This essay started as a research into the algorithms underlying the Etherpad application[4], a browser-based collaborative text editor that has become central to many practices around Constant, (a Brussels-based arts and new media organization …). In my shared role as a Constant system administrator, and as a participant in the Diversions working session, I have developed a somewhat intimate relationship to this software object. The particularities of the software, and the centrality of its role to the much of the collaborative work around Constant, has significantly driven my own (and others around me) software practices. The necessity to manage problems such as etherpad’s ever-growing (and eventually unmanageably large) database size as well as the need to provide continuous access to documents given the server’s (and related ecosystem of plugins) often unstable nature has led to the development of scripts to manage static snapshots of etherpad content[5]. Similarly, the software’s high demands on network connectivity when collaborating with a large numbers of users working together in the same (physical) place led to extensive thinking about and software development for local/portable infrastructures[6].
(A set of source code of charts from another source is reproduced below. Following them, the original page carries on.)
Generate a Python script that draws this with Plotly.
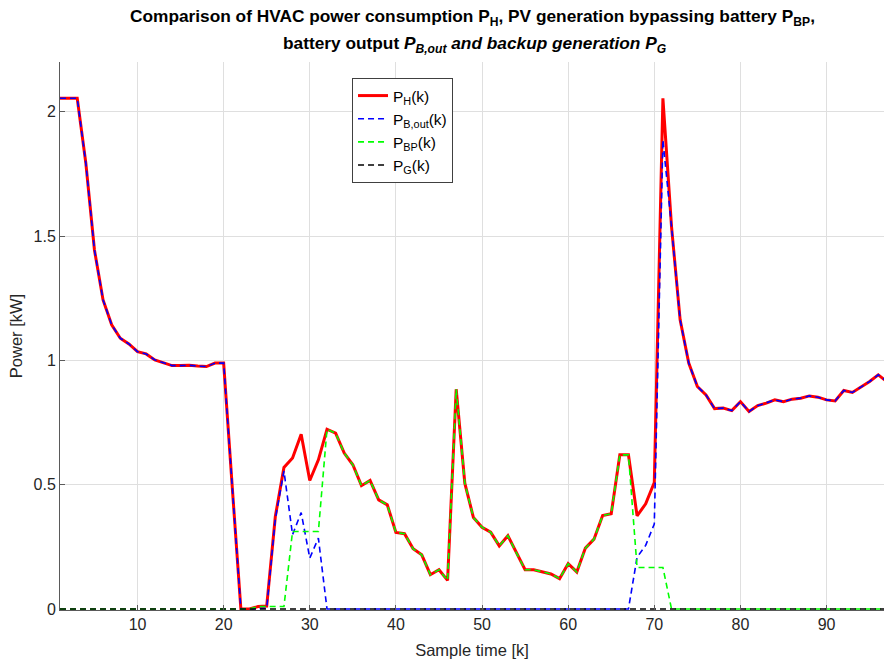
import plotly.graph_objects as go

k = list(range(1, 98))

P_H = [2.054, 2.054, 2.054, 1.793, 1.444, 1.243, 1.143, 1.089, 1.066, 1.035,
       1.026, 1.002, 0.991, 0.979, 0.979, 0.980, 0.977, 0.975, 0.989, 0.989,
       0.490, 0.000, 0.000, 0.010, 0.012, 0.372, 0.569, 0.607, 0.703, 0.517,
       0.600, 0.723, 0.707, 0.627, 0.580, 0.496, 0.517, 0.439, 0.419, 0.308,
       0.303, 0.242, 0.218, 0.138, 0.158, 0.115, 0.884, 0.506, 0.368, 0.329,
       0.309, 0.254, 0.295, 0.225, 0.158, 0.158, 0.149, 0.141, 0.122, 0.182,
       0.149, 0.245, 0.281, 0.376, 0.383, 0.620, 0.620, 0.375, 0.423, 0.509,
       2.054, 1.538, 1.163, 0.989, 0.895, 0.861, 0.806, 0.808, 0.798, 0.834,
       0.794, 0.818, 0.828, 0.841, 0.834, 0.844, 0.848, 0.857, 0.852, 0.841,
       0.837, 0.879, 0.871, 0.892, 0.915, 0.942, 0.915]

P_Bout = [2.054, 2.054, 2.054, 1.793, 1.444, 1.243, 1.143, 1.089, 1.066, 1.035,
          1.026, 1.002, 0.991, 0.979, 0.979, 0.980, 0.977, 0.975, 0.989, 0.989,
          0.490, 0.000, 0.000, 0.003, 0.003, 0.362, 0.555, 0.299, 0.388, 0.205,
          0.285, 0.000, 0.000, 0.000, 0.000, 0.000, 0.000, 0.000, 0.000, 0.000,
          0.000, 0.000, 0.000, 0.000, 0.000, 0.000, 0.000, 0.000, 0.000, 0.000,
          0.000, 0.000, 0.000, 0.000, 0.000, 0.000, 0.000, 0.000, 0.000, 0.000,
          0.000, 0.000, 0.000, 0.000, 0.000, 0.000, 0.000, 0.208, 0.256, 0.342,
          1.887, 1.538, 1.163, 0.989, 0.895, 0.861, 0.806, 0.808, 0.798, 0.834,
          0.794, 0.818, 0.828, 0.841, 0.834, 0.844, 0.848, 0.857, 0.852, 0.841,
          0.837, 0.879, 0.871, 0.892, 0.915, 0.942, 0.915]

P_BP = [0.000, 0.000, 0.000, 0.000, 0.000, 0.000, 0.000, 0.000, 0.000, 0.000,
        0.000, 0.000, 0.000, 0.000, 0.000, 0.000, 0.000, 0.000, 0.000, 0.000,
        0.000, 0.000, 0.000, 0.010, 0.010, 0.010, 0.010, 0.312, 0.312, 0.312,
        0.312, 0.723, 0.707, 0.627, 0.580, 0.496, 0.517, 0.439, 0.419, 0.308,
        0.303, 0.242, 0.218, 0.138, 0.158, 0.115, 0.884, 0.506, 0.368, 0.329,
        0.309, 0.254, 0.295, 0.225, 0.158, 0.158, 0.149, 0.141, 0.122, 0.182,
        0.149, 0.245, 0.281, 0.376, 0.383, 0.620, 0.620, 0.167, 0.167, 0.167,
        0.167, 0.000, 0.000, 0.000, 0.000, 0.000, 0.000, 0.000, 0.000, 0.000,
        0.000, 0.000, 0.000, 0.000, 0.000, 0.000, 0.000, 0.000, 0.000, 0.000,
        0.000, 0.000, 0.000, 0.000, 0.000, 0.000, 0.000]

P_G = [0.0] * 97

x_ticks = [10, 20, 30, 40, 50, 60, 70, 80, 90]
y_ticks = [0, 0.5, 1, 1.5, 2]
y_tick_labels = ["0", "0.5", "1", "1.5", "2"]

title_line1 = "<b>Comparison of HVAC power consumption P<sub>H</sub>, PV generation bypassing battery P<sub>BP</sub>,</b>"
title_line2 = "<b>battery output <i>P<sub>B,out</sub> and backup generation P<sub>G</sub></i></b>"

FONT = "Liberation Sans, Arial, Helvetica, sans-serif"
TXT = "#262626"
AX = "#5a5a5a"

fig = go.Figure()
fig.add_trace(go.Scatter(x=k, y=P_H, mode="lines", name="P<sub>H</sub>(k)",
                         line=dict(color="#ff0000", width=3)))
fig.add_trace(go.Scatter(x=k, y=P_Bout, mode="lines", name="P<sub>B,out</sub>(k)",
                         line=dict(color="#0000ff", width=1.6, dash="6px,4px")))
fig.add_trace(go.Scatter(x=k, y=P_BP, mode="lines", name="P<sub>BP</sub>(k)",
                         line=dict(color="#00ff00", width=1.6, dash="6px,4px")))
fig.add_trace(go.Scatter(x=k, y=P_G, mode="lines", name="P<sub>G</sub>(k)",
                         line=dict(color="#000000", width=1.6, dash="6px,4px")))

fig.add_annotation(text=title_line1, xref="paper", yref="paper", x=0.501, y=1.0812,
                   xanchor="center", yanchor="middle", showarrow=False,
                   font=dict(family=FONT, size=17.3, color="#000000"))
fig.add_annotation(text=title_line2, xref="paper", yref="paper", x=0.504, y=1.0319,
                   xanchor="center", yanchor="middle", showarrow=False,
                   font=dict(family=FONT, size=17.3, color="#000000"))

fig.update_layout(
    width=884, height=661,
    margin=dict(l=60, r=0, t=62, b=51),
    paper_bgcolor="white", plot_bgcolor="white",
    font=dict(family=FONT, size=16, color=TXT),
    showlegend=True,
    legend=dict(x=0.3544, y=0.9708, xanchor="left", yanchor="top",
                bgcolor="white", bordercolor="#404040", borderwidth=1,
                font=dict(family=FONT, size=15.5, color="#000000"),
                tracegroupgap=0),
    xaxis=dict(range=[1, 96.67], tickmode="array", tickvals=x_ticks,
               showgrid=True, gridcolor="#dfdfdf", gridwidth=1,
               showline=True, linecolor=AX, linewidth=1, mirror=False,
               ticks="inside", ticklen=5, tickcolor=AX,
               zeroline=False,
               title=dict(text="Sample time [k]", font=dict(size=16.5, color=TXT), standoff=12),
               tickfont=dict(size=16, color=TXT)),
    yaxis=dict(range=[-0.004, 2.2], tickmode="array", tickvals=y_ticks,
               ticktext=y_tick_labels,
               showgrid=True, gridcolor="#dfdfdf", gridwidth=1,
               showline=True, linecolor=AX, linewidth=1, mirror=False,
               ticks="inside", ticklen=5, tickcolor=AX,
               zeroline=False,
               title=dict(text="Power [kW]", font=dict(size=16.5, color=TXT), standoff=6),
               tickfont=dict(size=16, color=TXT)),
)

# remove the browser's default 8px body margin so the 884x661 figure fills the window exactly
fig.write_html("out.html",
               config={"displayModeBar": False},
               post_script="document.body.style.margin='0';document.body.style.overflow='hidden';")
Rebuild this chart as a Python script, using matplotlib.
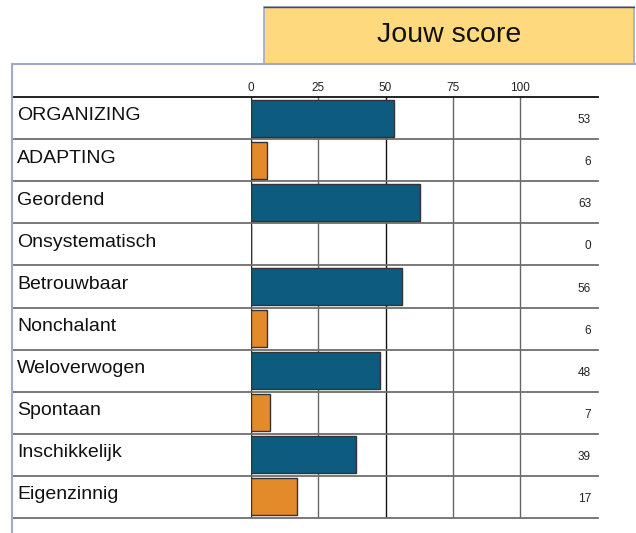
import matplotlib
matplotlib.use("Agg")
import matplotlib.pyplot as plt
from matplotlib.patches import Rectangle
from matplotlib.lines import Line2D

categories = ["ORGANIZING", "ADAPTING", "Geordend", "Onsystematisch", "Betrouwbaar",
              "Nonchalant", "Weloverwogen", "Spontaan", "Inschikkelijk", "Eigenzinnig"]
scores = [53, 6, 63, 0, 56, 6, 48, 7, 39, 17]
tick_values = [0, 25, 50, 75, 100]
tick_labels = ["0", "25", "50", "75", "100"]
title = "Jouw score"

BLUE = "#0E5B80"
ORANGE = "#E38A2B"
FRAME = "#A0A8CC"
YELLOW = "#FFD97E"

plt.rcParams['font.family'] = ['Liberation Sans', 'DejaVu Sans']

W, H = 636, 533
fig = plt.figure(figsize=(W / 100, H / 100), dpi=100)

def fx(px):
    return px / W

def fy(py):
    return 1 - py / H

# axes for the bars
ax_l, ax_r, ax_t, ax_b = 251, 598, 97, 518
ax = fig.add_axes([fx(ax_l), fy(ax_b), fx(ax_r - ax_l), fy(ax_t) - fy(ax_b)])
px_per_unit = (520 - 251) / 100
ax.set_xlim(0, (ax_r - ax_l) / px_per_unit)
n = len(categories)
ax.set_ylim(n - 0.5, -0.5)
ax.axis("off")

# vertical grid lines
grid_colors = ["#222222", "#666666", "#111111", "#666666", "#666666"]
for v, c in zip(tick_values, grid_colors):
    ax.axvline(v, color=c, lw=1.0, zorder=1)

# bars
colors = [BLUE if i % 2 == 0 else ORANGE for i in range(n)]
ax.barh(range(n), scores, height=0.88, color=colors, edgecolor="#333333",
        linewidth=1.0, zorder=3)

# row separators extending to the left frame
tr = ax.get_yaxis_transform()
x_left = (12 - ax_l) / (ax_r - ax_l)
for i in range(n + 1):
    y = i - 0.5
    c = "#111111" if i == 0 else "#6E6E6E"
    ax.add_line(Line2D([x_left, 1.0], [y, y], transform=tr, color=c,
                       lw=1.3, clip_on=False, zorder=2))

# category labels and value labels
x_lab = (17 - ax_l) / (ax_r - ax_l)
x_val = (591 - ax_l) / (ax_r - ax_l)
for i, (cat, s) in enumerate(zip(categories, scores)):
    ax.text(x_lab, i - 0.05, cat, transform=tr, ha="left", va="center",
            fontsize=14, color="#111111")
    ax.text(x_val, i + 0.05, str(s), transform=tr, ha="right", va="center",
            fontsize=8.5, color="#222222")

# tick labels on top
for v, lab in zip(tick_values, tick_labels):
    ax.text(v, -0.58, lab, ha="center", va="bottom", fontsize=8.5,
            color="#222222", clip_on=False)

# frame lines
fig.add_artist(Line2D([fx(12), fx(12)], [fy(64), fy(533)], color=FRAME, lw=1.5))
fig.add_artist(Line2D([fx(12), fx(636)], [fy(64), fy(64)], color=FRAME, lw=1.5))

# title box
box = Rectangle((fx(264), fy(64)), fx(634 - 264), fy(7) - fy(64),
                transform=fig.transFigure, facecolor=YELLOW,
                edgecolor=FRAME, lw=1.2)
fig.add_artist(box)
fig.add_artist(Line2D([fx(264), fx(634)], [fy(7), fy(7)], color="#3A4A7A", lw=1.0))
fig.text(fx(449), fy(35.5), title, ha="center", va="center", fontsize=20.5,
         color="#111111")

fig.savefig("out.png", dpi=100)
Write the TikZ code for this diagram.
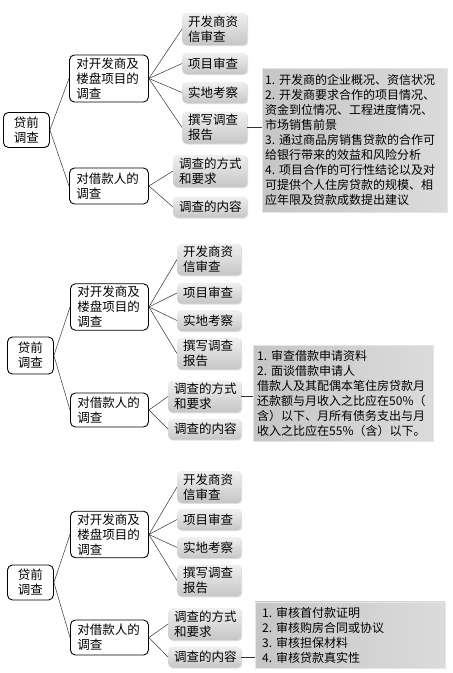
\documentclass[tikz,border=0pt]{standalone}
\usepackage{fontspec}
\setmainfont{Noto Sans CJK SC}
\usepackage{tikz}
\usetikzlibrary{positioning}
\usetikzlibrary{shadows}

\tikzset{
	rootbox/.style={draw, line width=0.9pt, rounded corners=5pt, fill=white,
		anchor=west, align=center, text width=25pt, inner xsep=10.5pt, inner ysep=2.5pt,
		font=\fontsize{12.5}{15}\selectfont},
	midbox/.style={draw, line width=0.9pt, rounded corners=5pt, fill=white,
		anchor=west, align=left, text width=64pt, inner xsep=7pt, inner ysep=2.5pt,
		font=\fontsize{12.5}{15}\selectfont},
	leafbox/.style={rounded corners=4pt, top color=gray!12, bottom color=gray!45,
		drop shadow={opacity=0.25, shadow xshift=1pt, shadow yshift=-1pt},
		anchor=west, align=left, text width=52pt, inner xsep=6pt, inner ysep=2.5pt,
		minimum height=21pt, font=\fontsize{12.5}{15}\selectfont},
	wideleaf/.style={leafbox, text width=61pt},
	notebox/.style={draw=gray!20, left color=gray!45, right color=gray!28,
		anchor=west, align=left, inner xsep=3pt, inner ysep=5pt,
		font=\fontsize{12}{15}\selectfont},
	link/.style={draw, line width=0.5pt, black!80}
}

\begin{document}
\begin{tikzpicture}[x=1pt, y=-1pt]
\useasboundingbox[fill=white] (0,0) rectangle (453,673);

% first tree
\node[rootbox, minimum height=35pt] (a root) at (3,130) {贷前\\调查};
\node[midbox, minimum height=47pt, text width=65pt] (a dev) at (69,78.5) {对开发商及\\楼盘项目的\\调查};
\node[midbox, minimum height=36pt, text width=65pt] (a lend) at (69,186) {对借款人的\\调查};
\node[leafbox, text width=53pt, minimum height=32pt] (a credit) at (182,29) {开发商资\\信审查};
\node[leafbox, text width=53pt] (a project) at (182,63.5) {项目审查};
\node[leafbox, text width=53pt] (a site) at (182,92.5) {实地考察};
\node[leafbox, text width=53pt, minimum height=32pt] (a report) at (182,127.5) {撰写调查\\报告};
\node[wideleaf, text width=62pt, minimum height=32pt] (a way) at (173,171) {调查的方式\\和要求};
\node[wideleaf, text width=62pt] (a content) at (173,207) {调查的内容};
\node[notebox, text width=179pt, minimum height=144pt] (a note) at (262,140)
	{1.~开发商的企业概况、资信状况\\
	2.~开发商要求合作的项目情况、\\
	资金到位情况、工程进度情况、\\
	市场销售前景\\
	3.~通过商品房销售贷款的合作可\\
	给银行带来的效益和风险分析\\
	4.~项目合作的可行性结论以及对\\
	可提供个人住房贷款的规模、相\\
	应年限及贷款成数提出建议};
\draw[link] (a root.east) -- (a dev.west);
\draw[link] (a root.east) -- (a lend.west);
\foreach \leaf in {credit,project,site,report}
	\draw[link] (a dev.east) -- (a \leaf.west);
\draw[link] (a lend.east) -- (a way.west);
\draw[link] (a lend.east) -- (a content.west);
\draw[link] (a report.east) -- (a report.east -| a note.west);

% second tree
\node[rootbox, minimum height=37pt] (b root) at (7,355.5) {贷前\\调查};
\node[midbox, minimum height=44pt] (b dev) at (70,307) {对开发商及\\楼盘项目的\\调查};
\node[midbox, minimum height=34pt] (b lend) at (70,410) {对借款人的\\调查};
\node[leafbox, minimum height=31pt] (b credit) at (177,259.5) {开发商资\\信审查};
\node[leafbox] (b project) at (177,293) {项目审查};
\node[leafbox] (b site) at (177,320.5) {实地考察};
\node[leafbox, minimum height=31pt] (b report) at (177,353.5) {撰写调查\\报告};
\node[wideleaf, minimum height=31pt] (b way) at (168,396.5) {调查的方式\\和要求};
\node[wideleaf] (b content) at (168,429) {调查的内容};
\node[notebox, text width=172pt, inner xsep=4pt, minimum height=93pt] (b note) at (253,393.5)
	{1.~审查借款申请资料\\
	2.~面谈借款申请人\\
	借款人及其配偶本笔住房贷款月\\
	还款额与月收入之比应在50\%（\\
	含）以下、月所有债务支出与月\\
	收入之比应在55\%（含）以下。};
\draw[link] (b root.east) -- (b dev.west);
\draw[link] (b root.east) -- (b lend.west);
\foreach \leaf in {credit,project,site,report}
	\draw[link] (b dev.east) -- (b \leaf.west);
\draw[link] (b lend.east) -- (b way.west);
\draw[link] (b lend.east) -- (b content.west);
\draw[link] (b way.east) -- (b way.east -| b note.west);

% third tree
\node[rootbox, minimum height=35pt] (c root) at (7,582.5) {贷前\\调查};
\node[midbox, minimum height=45pt] (c dev) at (70,534.5) {对开发商及\\楼盘项目的\\调查};
\node[midbox, minimum height=35pt] (c lend) at (70,637.5) {对借款人的\\调查};
\node[leafbox, minimum height=30pt] (c credit) at (177,487) {开发商资\\信审查};
\node[leafbox] (c project) at (177,519.5) {项目审查};
\node[leafbox] (c site) at (177,547.5) {实地考察};
\node[leafbox, minimum height=31pt] (c report) at (177,580.5) {撰写调查\\报告};
\node[wideleaf, minimum height=32pt] (c way) at (168,624) {调查的方式\\和要求};
\node[wideleaf] (c content) at (168,657) {调查的内容};
\node[notebox, text width=176pt, minimum height=64pt, inner xsep=7pt] (c note) at (255,635)
	{1.~审核首付款证明\\
	2.~审核购房合同或协议\\
	3.~审核担保材料\\
	4.~审核贷款真实性};
\draw[link] (c root.east) -- (c dev.west);
\draw[link] (c root.east) -- (c lend.west);
\foreach \leaf in {credit,project,site,report}
	\draw[link] (c dev.east) -- (c \leaf.west);
\draw[link] (c lend.east) -- (c way.west);
\draw[link] (c lend.east) -- (c content.west);
\draw[link] (c content.east) -- (c content.east -| c note.west);
\end{tikzpicture}
\end{document}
If you want to find out how Etherpad’s Easysync works (the library that makes it really realtime), start with this PDF (complex, but worth reading).[7]

My explorations started in the Etherpad documentation, my interest piqued by that phrase complex but worth reading that appears in the README of the project’s source code. This led, in typical web fashion, to a mesh of interlinking (video) presentations and academic papers describing algorithms and techniques around collaborative (digital) writing systems. Two particular algorithms were repeatedly invoked and appeared central to this research: the operational transformation (OT) and the conflict-free replicated data type (CRDT).

David Greenspan, one of the original developers of Etherpad (and presumably an author of that complex, but worth reading PDF document), gave a helpful presentation at a special “Etherpad Meetup” in San Francisco in 2013 providing a technical description of Operational Transformation situated in the particular history of the etherpad project.[8] Greenspan starts his presentation by describing his current work for a startup web-framework project. Etherpad was itself born from another web framework called AppJet, a project Greenspan co-founded with two ex-Google engineers in 2007 to push the limits of applications based on a browser/server infrastructure rather working in isolatation like most traditional (offline) PC software. In mid 2008 he writes an email to colleagues proposing that they should try to build a cross between superhappychat (another early AppJet prototype) and SubEthaEdit (a Mac-based collaborative editor) where “merging should be done to an extent that people can comfortably co-edit a document, and perhaps text could be colored by author.”. The project is announced publically just months later, on November 19.

Documents

  • A document is a list of characters, or a string.
  • A document can also be represented as a list of changesets.

Changesets

  • A changeset represents a change to a document.
  • A changeset can be applied to a document to produce a new document.[9]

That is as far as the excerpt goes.